I turn lastly to the question of liberty. On Benthamite principles there could be no question here of indefeasible individual right. There were even, as we saw, possibilities of a thorough-going Socialism or of an authoritarian paternalism in the Benthamite principle. But two great considerations told in the opposite direction. One arose from the circumstances of the day. Bentham, originally a man of somewhat conservative temper, was driven into Radicalism comparatively late in life by the indifference or hostility of the governing classes to his schemes of reform. Government, as he saw it, was of the nature of a close corporation with a vested interest hostile to the public weal, and his work is penetrated by distrust of power as such. There was much in the history of the time to justify his attitude. It was difficult at that time to believe in an honest officialdom putting the commonwealth above every personal or corporate interest, and reformers naturally looked to individual initiative as the source of progress. Secondly, and this was a more philosophic argument, the individual was supposed to understand his own interest best, and as the common good was the sum of individual interests, it followed that so far as every man was free to seek his own good, the good of the greatest number would be most effectually realized by general freedom of choice.
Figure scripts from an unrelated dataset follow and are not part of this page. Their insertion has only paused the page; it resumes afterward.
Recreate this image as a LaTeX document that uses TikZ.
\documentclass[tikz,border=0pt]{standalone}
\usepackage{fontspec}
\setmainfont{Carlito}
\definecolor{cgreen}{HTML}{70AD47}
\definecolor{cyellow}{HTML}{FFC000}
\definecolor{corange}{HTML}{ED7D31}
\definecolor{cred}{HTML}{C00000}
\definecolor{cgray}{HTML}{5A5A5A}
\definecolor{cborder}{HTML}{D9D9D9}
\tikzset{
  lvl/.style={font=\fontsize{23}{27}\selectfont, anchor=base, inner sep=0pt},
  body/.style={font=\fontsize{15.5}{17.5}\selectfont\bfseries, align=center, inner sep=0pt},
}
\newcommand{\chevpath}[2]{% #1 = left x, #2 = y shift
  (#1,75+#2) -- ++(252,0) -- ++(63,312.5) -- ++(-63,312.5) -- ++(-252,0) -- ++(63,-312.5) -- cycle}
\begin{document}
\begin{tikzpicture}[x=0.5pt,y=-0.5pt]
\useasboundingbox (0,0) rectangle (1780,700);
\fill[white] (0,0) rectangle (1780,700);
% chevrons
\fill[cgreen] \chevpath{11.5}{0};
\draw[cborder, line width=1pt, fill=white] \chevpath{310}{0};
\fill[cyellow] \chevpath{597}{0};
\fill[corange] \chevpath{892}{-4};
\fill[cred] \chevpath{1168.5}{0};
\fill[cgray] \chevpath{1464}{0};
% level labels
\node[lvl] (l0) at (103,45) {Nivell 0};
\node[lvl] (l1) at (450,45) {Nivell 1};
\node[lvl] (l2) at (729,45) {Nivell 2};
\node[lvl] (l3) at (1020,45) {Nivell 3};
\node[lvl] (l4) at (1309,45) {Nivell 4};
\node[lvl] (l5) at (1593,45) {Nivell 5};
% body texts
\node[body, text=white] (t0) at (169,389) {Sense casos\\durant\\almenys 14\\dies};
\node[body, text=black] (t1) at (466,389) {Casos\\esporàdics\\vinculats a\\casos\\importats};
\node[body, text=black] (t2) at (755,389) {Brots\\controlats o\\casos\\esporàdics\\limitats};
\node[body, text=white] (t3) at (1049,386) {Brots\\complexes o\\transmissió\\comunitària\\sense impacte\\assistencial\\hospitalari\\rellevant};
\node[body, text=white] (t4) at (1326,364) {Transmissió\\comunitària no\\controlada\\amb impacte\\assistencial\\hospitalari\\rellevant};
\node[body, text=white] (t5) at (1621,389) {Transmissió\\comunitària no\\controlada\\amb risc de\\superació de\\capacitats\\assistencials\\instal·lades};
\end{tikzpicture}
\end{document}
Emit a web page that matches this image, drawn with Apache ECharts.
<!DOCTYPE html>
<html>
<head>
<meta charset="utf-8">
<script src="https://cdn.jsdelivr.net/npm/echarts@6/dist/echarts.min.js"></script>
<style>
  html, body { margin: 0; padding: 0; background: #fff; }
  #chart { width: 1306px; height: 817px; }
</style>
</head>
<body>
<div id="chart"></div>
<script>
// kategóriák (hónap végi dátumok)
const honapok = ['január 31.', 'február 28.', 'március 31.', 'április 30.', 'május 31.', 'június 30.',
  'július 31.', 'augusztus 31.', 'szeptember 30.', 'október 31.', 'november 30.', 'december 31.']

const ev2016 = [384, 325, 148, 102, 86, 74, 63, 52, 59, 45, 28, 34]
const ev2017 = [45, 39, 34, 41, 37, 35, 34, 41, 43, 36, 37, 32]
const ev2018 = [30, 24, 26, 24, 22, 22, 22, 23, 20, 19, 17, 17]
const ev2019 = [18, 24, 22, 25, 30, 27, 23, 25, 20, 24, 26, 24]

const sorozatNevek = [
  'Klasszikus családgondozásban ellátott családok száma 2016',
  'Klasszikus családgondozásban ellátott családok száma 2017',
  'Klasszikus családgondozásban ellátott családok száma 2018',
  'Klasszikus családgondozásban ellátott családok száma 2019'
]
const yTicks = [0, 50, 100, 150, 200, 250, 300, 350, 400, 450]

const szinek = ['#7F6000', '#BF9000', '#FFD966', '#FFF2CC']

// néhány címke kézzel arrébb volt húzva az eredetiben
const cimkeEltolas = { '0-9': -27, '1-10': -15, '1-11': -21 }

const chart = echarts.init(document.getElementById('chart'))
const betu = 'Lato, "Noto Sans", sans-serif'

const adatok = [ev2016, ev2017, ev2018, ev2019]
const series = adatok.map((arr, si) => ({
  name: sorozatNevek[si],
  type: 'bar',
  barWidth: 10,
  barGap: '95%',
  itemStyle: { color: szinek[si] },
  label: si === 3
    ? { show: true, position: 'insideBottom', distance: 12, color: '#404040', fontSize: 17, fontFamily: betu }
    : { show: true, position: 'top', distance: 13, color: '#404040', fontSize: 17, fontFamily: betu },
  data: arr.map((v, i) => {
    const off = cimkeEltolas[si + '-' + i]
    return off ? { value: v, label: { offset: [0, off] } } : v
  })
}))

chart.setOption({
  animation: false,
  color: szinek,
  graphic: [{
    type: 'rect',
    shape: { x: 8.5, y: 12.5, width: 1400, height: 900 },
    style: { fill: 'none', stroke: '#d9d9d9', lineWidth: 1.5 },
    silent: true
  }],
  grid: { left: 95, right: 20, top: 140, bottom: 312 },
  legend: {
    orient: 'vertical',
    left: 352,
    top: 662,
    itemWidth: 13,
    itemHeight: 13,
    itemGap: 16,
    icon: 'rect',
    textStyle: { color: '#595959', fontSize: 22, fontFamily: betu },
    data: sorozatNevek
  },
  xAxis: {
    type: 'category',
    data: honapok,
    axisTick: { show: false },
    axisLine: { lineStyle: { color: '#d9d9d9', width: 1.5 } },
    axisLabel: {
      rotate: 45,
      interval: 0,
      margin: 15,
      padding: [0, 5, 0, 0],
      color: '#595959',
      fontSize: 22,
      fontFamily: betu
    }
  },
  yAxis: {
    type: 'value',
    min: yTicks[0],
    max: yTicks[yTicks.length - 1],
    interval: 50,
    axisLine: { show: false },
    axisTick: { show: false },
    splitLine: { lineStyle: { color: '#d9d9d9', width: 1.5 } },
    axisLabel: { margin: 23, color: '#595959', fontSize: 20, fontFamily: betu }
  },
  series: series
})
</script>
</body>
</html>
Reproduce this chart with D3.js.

That there were difficulties in reconciling self-interest with the general good was not denied. But men like James Mill, who especially worked at this side of the problem, held that they could be overcome by moral education. Trained from childhood to associate the good of others with his own, a man would come, he thought, to care for the happiness of others as for the happiness of self. For, in the long run, the two things were coincident. Particularly in a free economic system, as remarked above, each individual, moving along the line of greatest personal profit, would be found to fulfil the function of greatest profit to society. Let this be understood, and we should have true social harmony based on the spontaneous operation of personal interest enlightened by intelligence and chastened by the discipline of unruly instinct.